Annual sales tax collections increased 6.6 percent in 2015 and 1.9 percent in 2016. This year, through August, the city has seen 2.1 percent sales tax increase.
However, the city projects zero percent sales tax growth in 2018, City Manager Ron LeBlanc told the Durango city councilors on Tuesday.
Retail sales have likely been hurt by internet sales, declines in oil and gas and corresponding population declines in Farmington, he said, in an interview.
He encouraged councilors to start thinking about a possible long-term solutions to bolster the sales tax-reliant general fund, which pays for basic city services such as police and streets, and involving residents in that conversation.

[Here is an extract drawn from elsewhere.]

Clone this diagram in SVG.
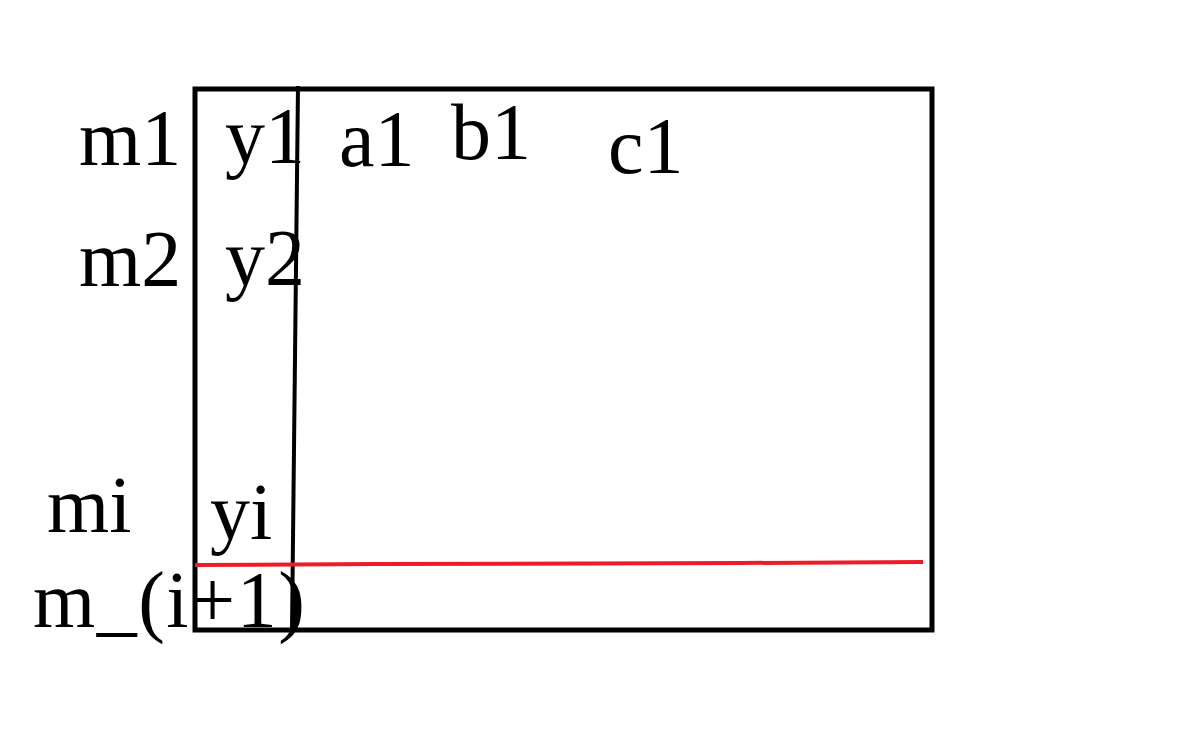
<svg xmlns="http://www.w3.org/2000/svg" width="1186" height="751" viewBox="0 0 1186 751">
<style>
text{font-family:"Liberation Serif","Times New Roman",serif;font-size:80px;fill:#000}
.k{stroke:#000;stroke-width:5;fill:none}
.t{stroke:#000;stroke-width:4;fill:none}
.r{stroke:#ed1c24;stroke-width:4;fill:none}
</style>
<rect width="1186" height="751" fill="#fff"/>
<g id="table">
<rect class="k" x="195" y="89" width="737" height="541"/>
</g>
<g id="connectors">
<path class="t" d="M298,86 L292,630"/>
<path class="r" d="M195,565 L376,564 L740,563 L923,562"/>
</g>
<g id="labels">
<text x="79" y="165">m1</text>
<text x="225" y="163">y1</text>
<text x="339" y="166">a1</text>
<text x="451" y="159">b1</text>
<text x="608" y="173">c1</text>
<text x="79" y="286">m2</text>
<text x="225" y="285">y2</text>
<text x="47" y="532">mi</text>
<text x="210" y="539">yi</text>
<text x="33" y="627" letter-spacing="1.5">m_(i+1)</text>
</g>
</svg>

“We all have to come to an understanding that we are all here to solve the problem,” he said.
LeBlanc presented a balanced budget. But the city doesn’t have adequate funding for future spending on buildings, streets, sidewalks and storm drainage projects, all of which will require millions of dollars in investment, LeBlanc said.
A solution could likely include a new funding source, such as an increase in sales or property taxes, he said in an interview. The city could also cut services if the public was open to that.
In the absence of strong sales tax growth, the city is planning to reconstruct only a single road – Thomas Drive – in 2018. The city also expects to spend 2.9 percent less on operating expenses in 2018 compared with 2017, LeBlanc said.
The city used much of its savings in recent years to catch up on maintenance deferred during the recession. In 2018, it expects to have $153,000 in city savings that could be used for basic services. The city also has about $7 million set aside in reserve for emergencies.
Far more public outreach and engagement will be needed to determine how to pay for infrastructure, he said.
“We don’t have a budget problem, we have an opportunity to improve the public decision-making process,” he said.
Utilities, such as water and sewer, are insulated from the sales tax fluctuations because residents are billed directly for those services.
The city is proposing a 3 percent rate increases for both water and sewer services and a 6 percent increase for trash and recycling.
The average resident’s utility bill is expected to increase from $110 per month to about $114 per month, according to city manager’s presentation. In addition to the ongoing work on the Santa Rita Water Reclamation Facility, the city may set aside $3.4 million for other water and sewer construction projects.
The city also plans to hire a new project manager to direct the 64 ongoing water and sewer construction projects, LeBlanc said. It’s one of 4½ new positions proposed in the budget.